Rencontre. Trois ans après «Intouchables», Eric Toledano et Olivier Nakache retrouvent Omar Sy pour «Samba».
Ils défendent un nouveau film, mais à longueur d’interviews se voient questionnés sur le précédent. Forcément, quand vous avez réalisé Intouchables, troisième plus grand succès de l’histoire du cinéma français et film non anglophone le plus rémunérateur de tous les temps à l’échelle mondiale, cela vous poursuit. Eric Toledano et Olivier Nakache, qui signent avec Samba leur cinquième long métrage commun, le quatrième avec Omar Sy, s’en accommodent parfaitement, tout en relevant avoir réussi à oublier ce succès phénoménal pour se lancer dans cette nouvelle aventure.
«La seule façon que nous avions de nous libérer était d’arrêter de penser à Intouchables, explique Eric Toledano. Sinon, quand vous commencez à écrire, tout est comparaison. On a d’abord pris une décision d’ordre politique d’auteur: ne pas aller au même endroit, ne pas se réaventurer dans le même lieu, à savoir une comédie de type buddy movie.
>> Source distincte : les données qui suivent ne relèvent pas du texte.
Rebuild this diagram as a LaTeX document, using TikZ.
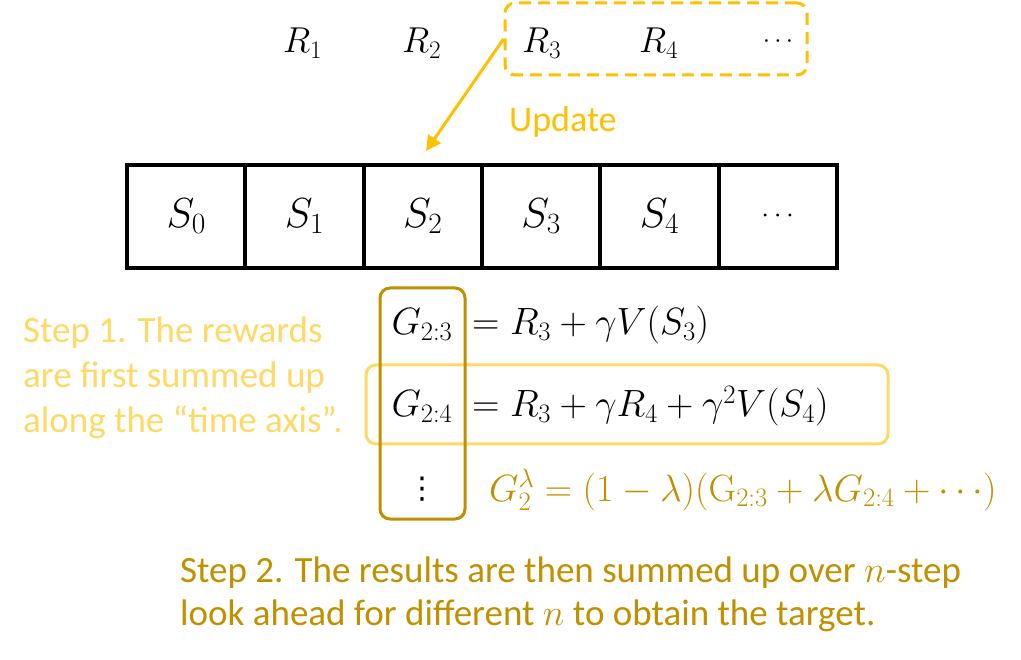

Mais nous voulions quand même rester nous-mêmes, parler d’un sujet qui nous touche et de deux extrêmes qui se rencontrent. D’où cette idée autour d’un sans-papiers et d’une fille victime d’un burn-out. A partir du moment où nous nous sommes immergés dans ce sujet-là, plus rien ne nous a rappelé Intouchables.»
Enquête de terrain
Le sans-papiers, c’est Samba, un Sénégalais qui cherche à régulariser sa situation mais va se voir signifier une obligation de quitter le territoire français. La fille, c’est Alice, une cadre qui tente de reprendre pied en travaillant comme bénévole dans une association d’aide aux migrants. Après avoir assuré durant un an et demi le service après-vente d’Intouchables, les deux réalisateurs s’isolent pour commencer à écrire. C’est alors qu’ils découvrent Samba pour la France, écrit par une romancière qui se trouve également être cinéaste, Delphine Coulin. Le livre, qu’ils décident d’adapter avec l’aide de son auteure, devient «un accélérateur», leur permet de gagner une année, disent-ils. A l’instar de ce qu’a fait Delphine Coulin, ils décident d’enquêter et rencontrent aussi bien des sans-papiers que des travailleurs sociaux, des victimes de burn-out et des médecins. «On a été très loin pour être le plus crédible possible», dit Olivier Nakache. Le duo visite également un centre de détention près de l’aéroport de Roissy et visionne des documentaires, dont Vol spécial, du Lausannois Fernand Melgar.
Discours social
«Contrairement à lui, nous ne sommes pas des réalisateurs engagés, poursuit Eric Toledano. Ce qui nous a intéressés dans son film, c’est par exemple cet homme qui chante alors qu’il se trouve en détention, cette légèreté qui peut accompagner un sujet grave. Une fois qu’on a passé la première émotion, il s’agit de vie, et dans la vie il n’y a pas qu’une couleur, il n’y a pas que le drame. On cherche toujours, dans nos films, à avoir un peu de lumière.» Olivier Nakache reprend: «On fait des films qui sont faciles d’accès, on a envie que les gens passent un bon moment. Si ensuite les spectateurs ont envie de réfléchir, nous sommes contents.» Mission réussie: l’équilibre entre drame et moments plus légers est parfait, faisant de Samba un film admirablement rythmé et, à travers le discours social qui le sous-tend, bien plus intéressant qu’Intouchables.
«Samba».
D’Eric Toledano et Olivier Nakache.
Avec Charlotte Gainsbourg et Omar Sy. France, 1 h 58. Sortie le 15 octobre.